In the process of killing a proposed “Tennessee Pay Equality Act,” House Consumer and Human Resources Subcommittee Chair Susan Lynn touted the benefits of stay-at-home mothers and suggested the sponsor, Democratic Rep. John Ray Clemmons of Nashville, was trying to boost business for lawyers such as himself.
So reports Jeff Woods, who includes block quotes of exchanges between Lynn, R-Old Hickory, and Clemmons along with critical commentary of the chair and Republican legislators generally.
Lynn said…”I delayed finishing my college education because of raising my children, then I chose jobs that were close to their school. Because I wanted to be available for my family. And I know lots of women who make those choices, and thank God women make those choices.
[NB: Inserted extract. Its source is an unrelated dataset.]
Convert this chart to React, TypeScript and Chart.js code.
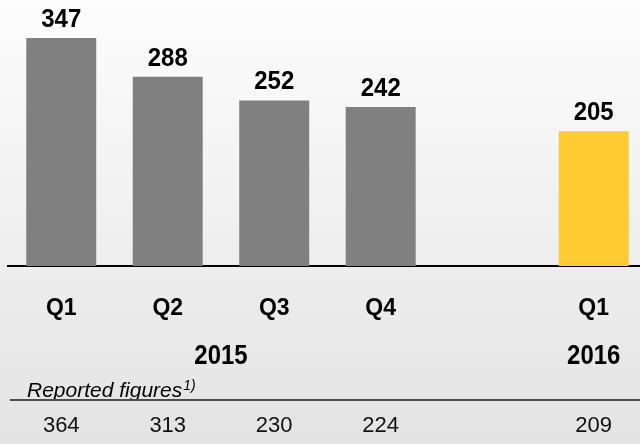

Children need their parents, particularly their mother.”
Clemmons replied, “Thank God you had the opportunity to make the choices you made. A lot of women across Tennessee don’t have the opportunity to make that choice. They’re working one, two, three jobs to support their families. They don’t have the opportunity to make the choices you were able to make.”
…Lynn: This proposed state law, it would be extremely litigious, wouldn’t it? It would probably be very litigious. Would this not stand to benefit you, as an attorney, personally as an attorney?
Clemmons: Stand to benefit me as an attorney? No, it would stand to benefit women with equal pay.
Lynn: Would it stand to bring you more business as an attorney possibly because this is a very litigious bill? It really is.
…Clemmons: I appreciate the question. That’s a good point. It’s not a fair point and it’s not an accurate point. But just like any law that creates a civil rights action, laws are only as litigious as they are violated. So if every employer paid women equally there’d be no cause of action and no need for litigation…. It’s not to create business for me. It’s not to create business for my colleagues. It is to protect women. It is to bring our state into the year 2016 and make sure that women are treated equally to men and paid equally to men.
The bill (HB1947) was killed on a party line vote; Democrats for it, Republicans against.